## Short problem
Reproduce the listing below in full and without alteration, apart from its pictures.

## Supplied data

[Begin]

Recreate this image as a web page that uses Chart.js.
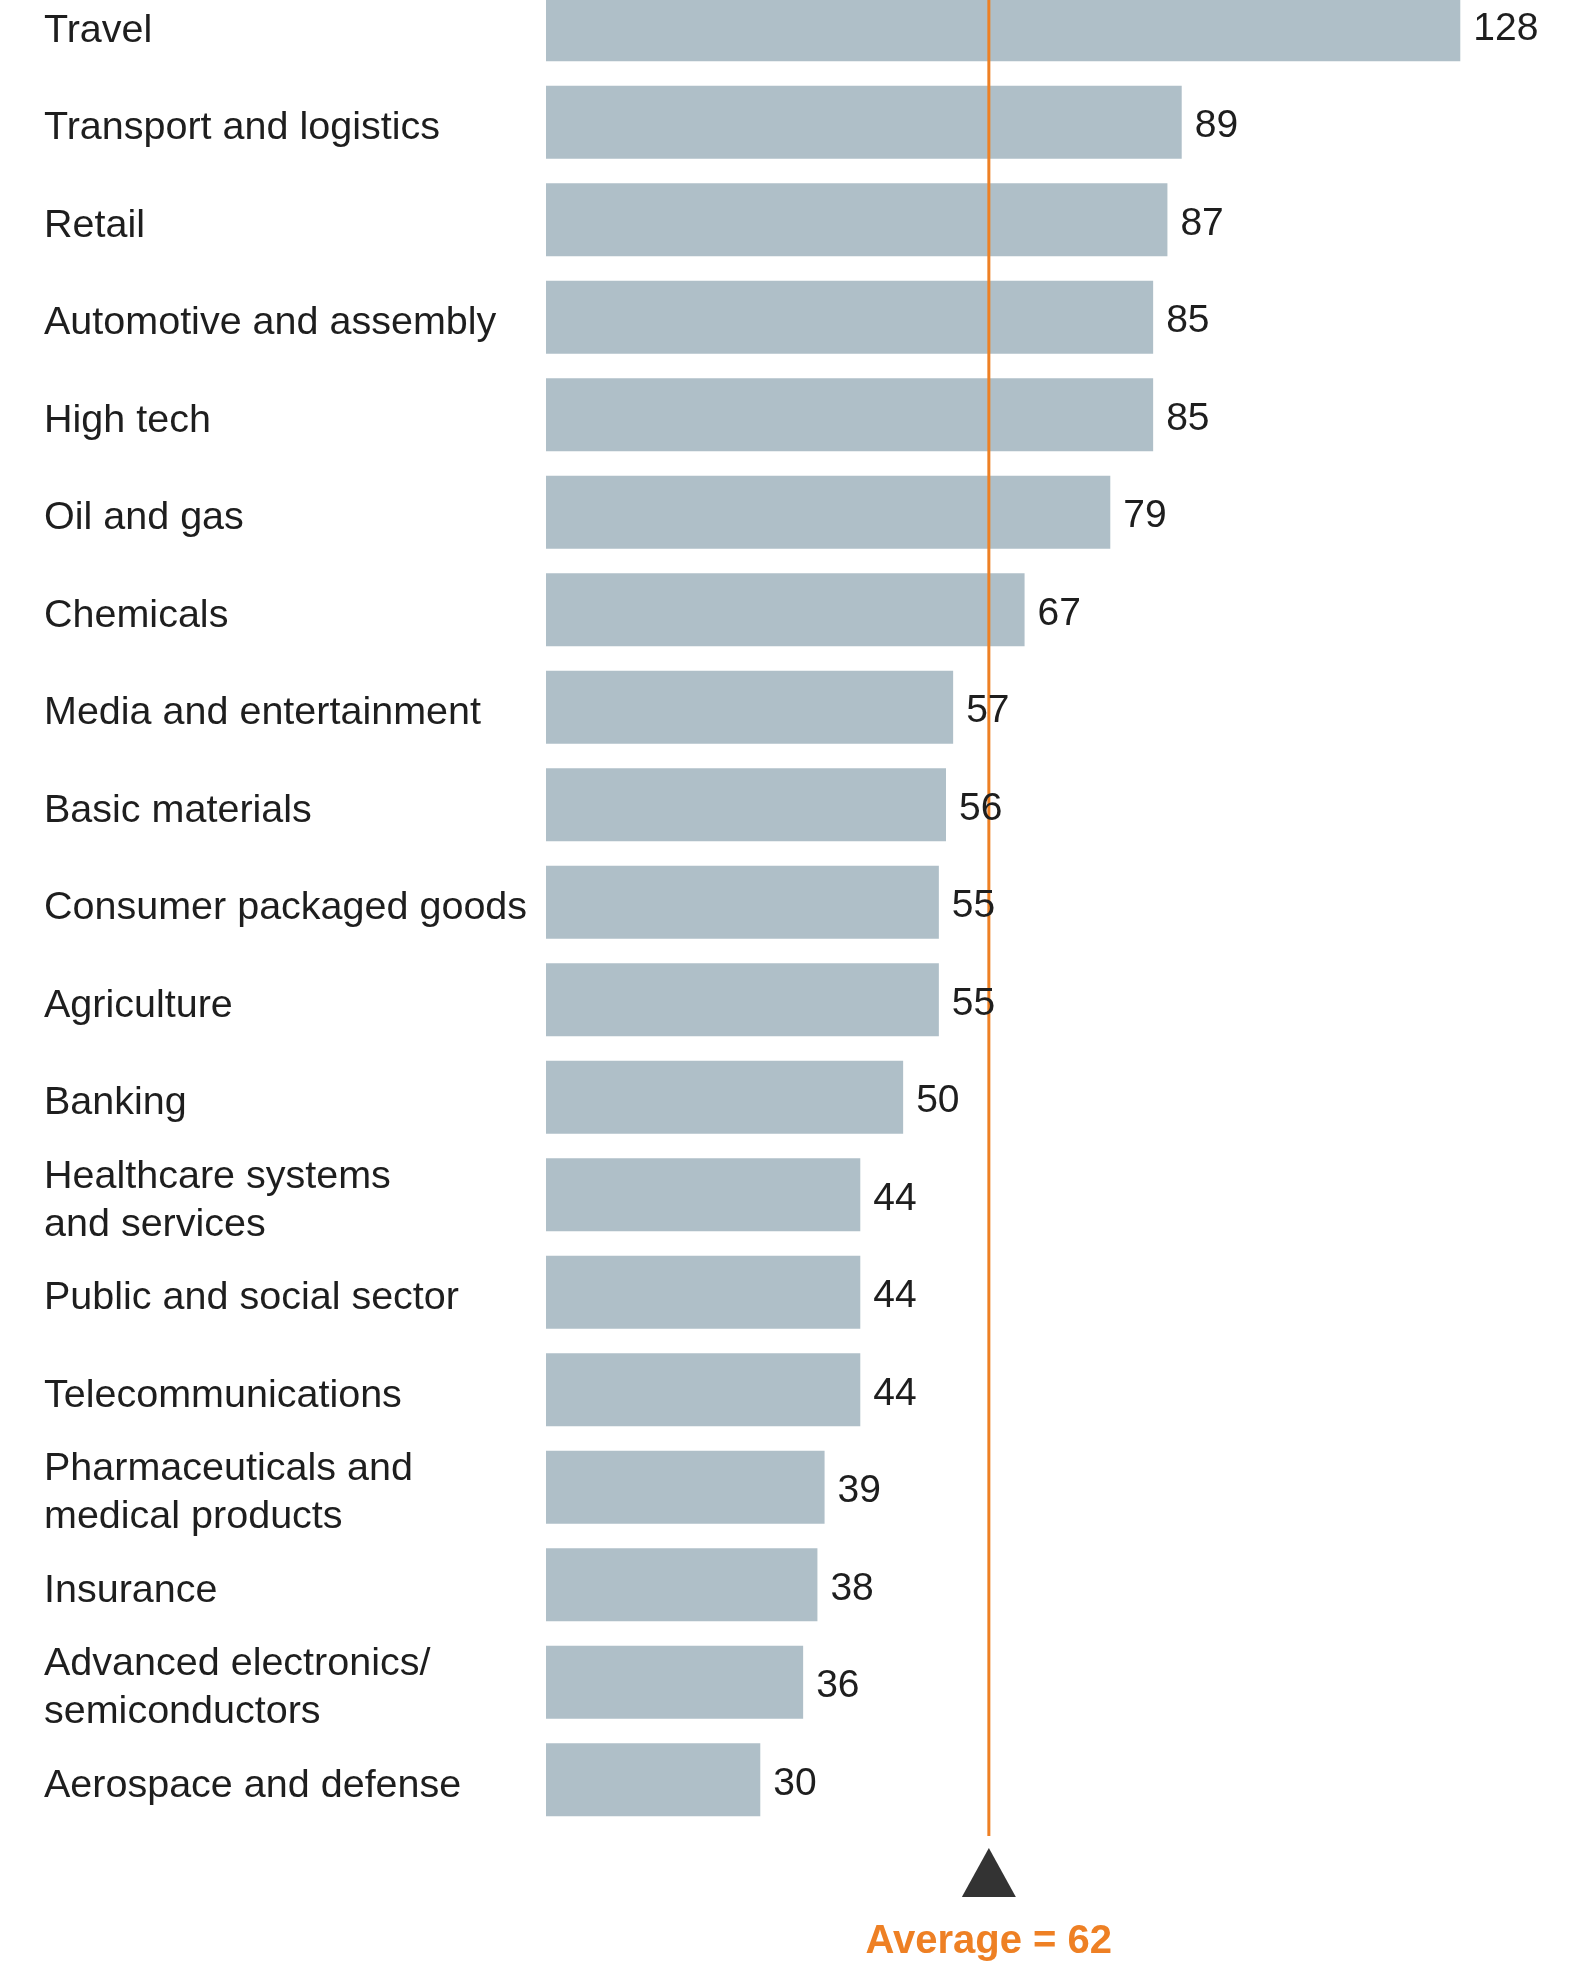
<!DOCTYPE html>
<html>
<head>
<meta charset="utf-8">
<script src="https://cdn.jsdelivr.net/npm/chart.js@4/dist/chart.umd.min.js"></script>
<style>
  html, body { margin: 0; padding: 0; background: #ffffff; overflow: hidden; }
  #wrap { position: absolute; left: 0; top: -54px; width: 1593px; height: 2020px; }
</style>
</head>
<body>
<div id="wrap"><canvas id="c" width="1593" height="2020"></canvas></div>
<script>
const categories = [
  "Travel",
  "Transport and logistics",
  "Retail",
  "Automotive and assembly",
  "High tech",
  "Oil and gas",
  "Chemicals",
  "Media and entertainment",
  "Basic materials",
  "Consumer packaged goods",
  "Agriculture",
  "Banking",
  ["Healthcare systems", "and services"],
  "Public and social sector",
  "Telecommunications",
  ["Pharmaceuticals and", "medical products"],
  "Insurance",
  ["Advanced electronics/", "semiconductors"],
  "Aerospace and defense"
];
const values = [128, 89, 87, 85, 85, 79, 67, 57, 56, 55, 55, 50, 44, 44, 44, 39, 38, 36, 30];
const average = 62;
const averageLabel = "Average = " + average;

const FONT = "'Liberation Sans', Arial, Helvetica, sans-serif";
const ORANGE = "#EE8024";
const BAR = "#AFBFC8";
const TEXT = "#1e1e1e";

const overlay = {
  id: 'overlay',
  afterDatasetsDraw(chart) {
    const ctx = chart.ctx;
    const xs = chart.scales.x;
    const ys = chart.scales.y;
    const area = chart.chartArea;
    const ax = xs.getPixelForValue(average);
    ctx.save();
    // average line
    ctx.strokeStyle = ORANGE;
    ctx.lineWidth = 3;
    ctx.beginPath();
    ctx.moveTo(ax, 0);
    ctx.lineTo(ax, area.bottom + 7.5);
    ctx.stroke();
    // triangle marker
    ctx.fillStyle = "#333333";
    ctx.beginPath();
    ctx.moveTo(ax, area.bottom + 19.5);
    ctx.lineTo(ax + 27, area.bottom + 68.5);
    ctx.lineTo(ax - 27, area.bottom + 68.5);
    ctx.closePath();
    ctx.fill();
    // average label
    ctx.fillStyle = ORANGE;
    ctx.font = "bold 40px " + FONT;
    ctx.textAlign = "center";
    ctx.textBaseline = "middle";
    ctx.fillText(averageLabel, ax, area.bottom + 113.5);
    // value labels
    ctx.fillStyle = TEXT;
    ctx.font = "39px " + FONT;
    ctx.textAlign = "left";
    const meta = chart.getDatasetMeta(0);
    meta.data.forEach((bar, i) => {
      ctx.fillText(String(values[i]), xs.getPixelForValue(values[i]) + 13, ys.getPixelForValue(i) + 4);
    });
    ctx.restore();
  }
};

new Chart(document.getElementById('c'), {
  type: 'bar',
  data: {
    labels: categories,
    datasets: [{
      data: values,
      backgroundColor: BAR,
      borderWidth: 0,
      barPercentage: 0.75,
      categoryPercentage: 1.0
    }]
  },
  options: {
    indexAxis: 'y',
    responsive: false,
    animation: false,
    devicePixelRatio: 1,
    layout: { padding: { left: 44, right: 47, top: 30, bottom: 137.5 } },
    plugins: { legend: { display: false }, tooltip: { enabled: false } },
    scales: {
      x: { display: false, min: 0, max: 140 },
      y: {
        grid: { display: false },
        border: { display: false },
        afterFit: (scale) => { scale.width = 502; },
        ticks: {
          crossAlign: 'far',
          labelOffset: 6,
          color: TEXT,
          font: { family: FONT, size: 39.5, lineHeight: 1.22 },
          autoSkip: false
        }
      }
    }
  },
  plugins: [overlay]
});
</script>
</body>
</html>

[End]

## Answer to the task
Recreate this image as a web page that uses Chart.js.
<!DOCTYPE html>
<html>
<head>
<meta charset="utf-8">
<script src="https://cdn.jsdelivr.net/npm/chart.js@4/dist/chart.umd.min.js"></script>
<style>
  html, body { margin: 0; padding: 0; background: #ffffff; overflow: hidden; }
  #wrap { position: absolute; left: 0; top: -54px; width: 1593px; height: 2020px; }
</style>
</head>
<body>
<div id="wrap"><canvas id="c" width="1593" height="2020"></canvas></div>
<script>
const categories = [
  "Travel",
  "Transport and logistics",
  "Retail",
  "Automotive and assembly",
  "High tech",
  "Oil and gas",
  "Chemicals",
  "Media and entertainment",
  "Basic materials",
  "Consumer packaged goods",
  "Agriculture",
  "Banking",
  ["Healthcare systems", "and services"],
  "Public and social sector",
  "Telecommunications",
  ["Pharmaceuticals and", "medical products"],
  "Insurance",
  ["Advanced electronics/", "semiconductors"],
  "Aerospace and defense"
];
const values = [128, 89, 87, 85, 85, 79, 67, 57, 56, 55, 55, 50, 44, 44, 44, 39, 38, 36, 30];
const average = 62;
const averageLabel = "Average = " + average;

const FONT = "'Liberation Sans', Arial, Helvetica, sans-serif";
const ORANGE = "#EE8024";
const BAR = "#AFBFC8";
const TEXT = "#1e1e1e";

const overlay = {
  id: 'overlay',
  afterDatasetsDraw(chart) {
    const ctx = chart.ctx;
    const xs = chart.scales.x;
    const ys = chart.scales.y;
    const area = chart.chartArea;
    const ax = xs.getPixelForValue(average);
    ctx.save();
    // average line
    ctx.strokeStyle = ORANGE;
    ctx.lineWidth = 3;
    ctx.beginPath();
    ctx.moveTo(ax, 0);
    ctx.lineTo(ax, area.bottom + 7.5);
    ctx.stroke();
    // triangle marker
    ctx.fillStyle = "#333333";
    ctx.beginPath();
    ctx.moveTo(ax, area.bottom + 19.5);
    ctx.lineTo(ax + 27, area.bottom + 68.5);
    ctx.lineTo(ax - 27, area.bottom + 68.5);
    ctx.closePath();
    ctx.fill();
    // average label
    ctx.fillStyle = ORANGE;
    ctx.font = "bold 40px " + FONT;
    ctx.textAlign = "center";
    ctx.textBaseline = "middle";
    ctx.fillText(averageLabel, ax, area.bottom + 113.5);
    // value labels
    ctx.fillStyle = TEXT;
    ctx.font = "39px " + FONT;
    ctx.textAlign = "left";
    const meta = chart.getDatasetMeta(0);
    meta.data.forEach((bar, i) => {
      ctx.fillText(String(values[i]), xs.getPixelForValue(values[i]) + 13, ys.getPixelForValue(i) + 4);
    });
    ctx.restore();
  }
};

new Chart(document.getElementById('c'), {
  type: 'bar',
  data: {
    labels: categories,
    datasets: [{
      data: values,
      backgroundColor: BAR,
      borderWidth: 0,
      barPercentage: 0.75,
      categoryPercentage: 1.0
    }]
  },
  options: {
    indexAxis: 'y',
    responsive: false,
    animation: false,
    devicePixelRatio: 1,
    layout: { padding: { left: 44, right: 47, top: 30, bottom: 137.5 } },
    plugins: { legend: { display: false }, tooltip: { enabled: false } },
    scales: {
      x: { display: false, min: 0, max: 140 },
      y: {
        grid: { display: false },
        border: { display: false },
        afterFit: (scale) => { scale.width = 502; },
        ticks: {
          crossAlign: 'far',
          labelOffset: 6,
          color: TEXT,
          font: { family: FONT, size: 39.5, lineHeight: 1.22 },
          autoSkip: false
        }
      }
    }
  },
  plugins: [overlay]
});
</script>
</body>
</html>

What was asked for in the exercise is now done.